Packet arrives on siit0, source ::ffff:0:1.2.3.4, destination
::ffff:0:192.0.2.17.
Conntrack rewrites the destination IP to 2001:db8:cafe::f4bc.
Route lookup matches 2001:db8:cafe::/64, forwards the packet to
lan0.

Enterprise NAT

Again the setup is similar, but with more IPs: this time we own all of
192.0.2.128/25 on the WAN side.
In this setup, we can alter the NAT66 step to use the entire IP range
as possible source addresses, to expand our conntrack abilities beyond
a single IP:
ip -6 route add ::ffff:0:0:0/96 dev siit0
ip6tables -t nat -A POSTROUTING -o siit0 -j SNAT --to-source 192.0.2.128-192.0.2.255

ip route add 192.0.2.128/25 dev siit0
ip route add default via 192.0.2.1

The packet path and return path is similar to the above, just with
more IPs.
Conclusion

All the setups above are notionally very similar: the siit0
interface acts like some remote SIIT 1:1 translator box. It's slightly
more constrained in that the incoming v6 packets must already be in
the v4-translated format (i.e. the SIIT box doesn't implement stateful
NAT), so we have to do the NAT layer ourselves.
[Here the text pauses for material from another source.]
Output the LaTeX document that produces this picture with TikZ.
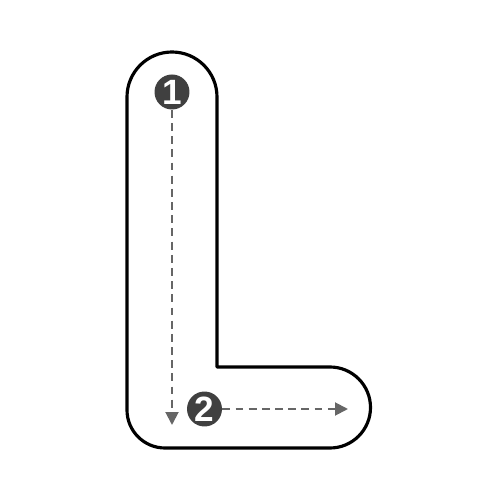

But it shows that a
small addition to the kernel would enable all major NAT64 scenarios
using existing linux network features.
Other ideas

As Netfilter modules

Rather than implement the translation as an interface, maybe we could
do it as a netfilter module. Do NAT66 as above, and then as the very
last step in nat/POSTROUTING, do the stateless translation right
before plopping the packet onto the wire.
Similarly on the input end, in raw/PREROUTING, statelessly translate
back to IPv6 and then let the entire kernel live happily as v6-only.
This is cleaner in terms of how much of the system has to care about
IPv4. However, it'll interfere with normal IPv4 operation on the WAN
link, for things like DHCP and other ISP configuration protocols that
are assigning the IPv4 in the first place. It'd work for the SMB and
Enterprise cases above, but not for the minimal "single WAN IP" case.
As an XFRM

Similar to the netfilter idea, the XFRM framework acts late in the
packet processing stage, and could do the SIIT translation. The same
problems exist as with the netfilter implementation.
bpfilter something something???

The more programmable the kernel network stack, obviously the more
fancy we can be here. I don't know enough about bpfilter to know.